Stephen Colbert displays his Trump Derangement Syndrome with celebratory monologue about Trump's conviction

 June 5, 2024

It has been effectively argued by some that since around 2015-2016 many Americans, particularly in the media and politics, have suffered from a mental health condition known as "Trump Derangement Syndrome" marked by an obsessive and emotion-driven hatred of all things associated with former President Donald Trump.

Chief among TDS sufferers would be late-night "comedian" Stephen Colbert, who displayed his affliction on Monday by devoting the near entirety of his opening monologue to celebrating Trump's guilty verdict in his New York criminal trial, according to The New York Times.

Of particular note for the Times reporter -- who also likely suffers from TDS, if she found Colbert's bit funny -- was an advent calendar the host created to help count down the days until Trump's sentencing hearing on July 11.

The "Countdown to Sentencing Advent Calendar"

During his nearly 12-minute opening monologue on Monday's episode of CBS' "Late Show," host Colbert made it a point to work "convicted felon" or some variation thereof into almost every reference to former President Trump.

At one point, he joked about how Trump "could be in prison" when he accepts the GOP nomination, given that the Republican National Convention is scheduled to be held four days after the presumptive nominee's sentencing hearing, and said, "It’s going to be the RNC live from Cell Block B with a keynote speech from his warden, his cellmate Spider, that one guard who smuggles in cellphones up his butt, and, for the cocktail hour, enjoy complimentary toilet wine."

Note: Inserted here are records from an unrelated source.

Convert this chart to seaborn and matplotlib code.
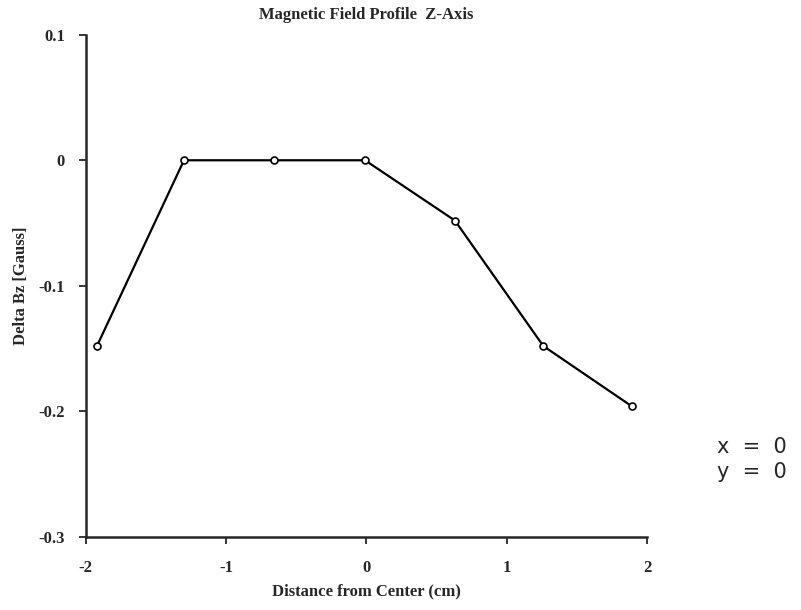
import matplotlib
matplotlib.use("Agg")
import matplotlib.pyplot as plt
import seaborn as sns
import pandas as pd

# Data
distance = [-1.92, -1.30, -0.66, -0.01, 0.63, 1.26, 1.89]
delta_bz = [-0.148, 0.0, 0.0, 0.0, -0.048, -0.148, -0.196]

df = pd.DataFrame({"Distance": distance, "DeltaBz": delta_bz})

sns.set_style("ticks")
plt.rcParams["font.family"] = ["Liberation Serif", "DejaVu Serif"]

fig = plt.figure(figsize=(8.01, 6.10), dpi=100)
ax = fig.add_axes([0.107, 0.12, 0.701, 0.823])

sns.lineplot(data=df, x="Distance", y="DeltaBz", ax=ax, color="black",
             linewidth=1.6, marker="o", markersize=5,
             markerfacecolor="white", markeredgecolor="black",
             markeredgewidth=1.2)

ax.set_xlim(-2, 2)
ax.set_ylim(-0.3, 0.1)
ax.set_xticks([-2, -1, 0, 1, 2])
ax.set_xticklabels(["-2", "-1", "0", "1", "2"])
ax.set_yticks([-0.3, -0.2, -0.1, 0, 0.1])
ax.set_yticklabels(["-0.3", "-0.2", "-0.1", "0", "0.1"])
ax.tick_params(direction="out", length=5, width=1.3, labelsize=12)
ax.tick_params(axis="x", pad=12)
ax.tick_params(axis="y", pad=10)
for t in ax.get_xticklabels() + ax.get_yticklabels():
    t.set_fontweight("bold")

sns.despine(ax=ax)
for side in ["left", "bottom"]:
    ax.spines[side].set_linewidth(1.8)

ax.set_title("Magnetic Field Profile  Z-Axis", fontsize=12, fontweight="bold", pad=11)
ax.set_xlabel("Distance from Center (cm)", fontsize=12, fontweight="bold", labelpad=5)
ax.set_ylabel("Delta Bz [Gauss]", fontsize=12, fontweight="bold", labelpad=7)

fig.text(0.895, 0.268, "x  =  0", fontsize=15, family="DejaVu Sans", ha="left", va="center")
fig.text(0.895, 0.227, "y  =  0", fontsize=15, family="DejaVu Sans", ha="left", va="center")

fig.savefig("out.png", dpi=100)
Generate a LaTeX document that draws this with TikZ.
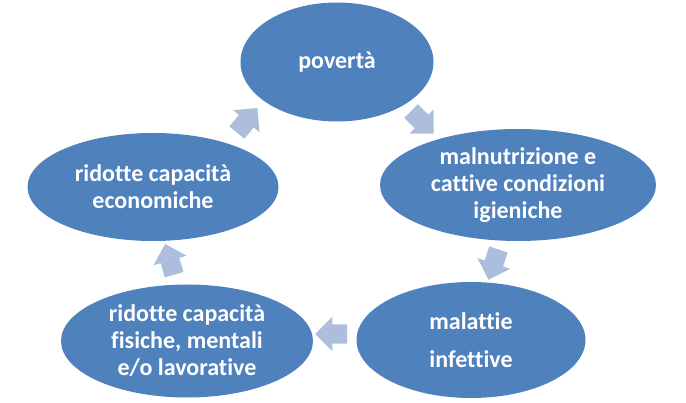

Colbert then lamented that it was "38 days" from then until the sentencing hearing and, to "help pass the time," rolled out a "Countdown to Sentencing Advent Calendar" that featured New York Judge Juan Merchan's face on each tiny door, inside of which was revealed to be a large bottle of bourbon and a tumbler glass.

"Lock him up!"

Later in the monologue, according to The Wrap, Colbert took issue with an "insane lie about his 2016 campaign" that Trump told in an interview with "Fox & Friends" over the weekend, during which he asserted that it was his supporters, and not him, who repeatedly started the "Lock her up" chants about his Democratic rival Hillary Clinton.

"The people said, 'lock her up?' That was your whole campaign. Stop it. We remember, we were there. It’s like if Arby’s said 'We never said we have the meats, the people said we have the meats.' Also, if you didn’t say, then who’s this dingus?" Colbert said as he played a brief clip of different cuts of Trump saying the phrase himself.

The CBS host then played another clip from the recent interview of Trump claiming that "it would be tough for the public to take" him being imprisoned, to which Colbert smirked and said, "It would be tough for the public? Actually, I happen to have a large number of the public here. Hey public, what do you all think of Trump going to jail?"

His audience of fellow TDS-sufferers cheered maniacally and launched into their own chant of "Lock him up," to which Colbert joked, "There you have it. I didn’t say, lock him up. The people said, lock him up."

TDS is real but not officially recognized ... yet

To be sure, "Trump Derangement Syndrome" is not a formally recognized mental condition listed in the American Psychiatric Association's DSM-5 textbook of mental illnesses, according to a Psychology Today article in 2019, though it is considered by some to be informally included in the "folk categories" of real but unrecognized and undiagnosed conditions.

TDS is characterized by some as the "notion that the everyday activities of President Trump trigger some people into distorted opinions, extreme emotions and hysterical behaviors." Interestingly enough, there was a reported proposal in 2020 to add TDS to the DSM-5 textbook that included a list of eight symptoms, of which any combination of three or more would indicate an affliction of the severe anti-Trump condition.

Those highly recognizable symptoms included: "Identity disruption (e.g., feeling as though part of oneself has died); Marked sense of disbelief about Donald Trump; Avoidance of reminders that Donald Trump is President; Intense emotional pain (e.g., anger, bitterness, sorrow) related to Donald Trump; Difficulty moving on with life (e.g., problems engaging with friends, pursuing interests, planning for the future); Emotional numbness; Feeling that life is meaningless; and Intense loneliness (i.e., feeling alone or detached from others)."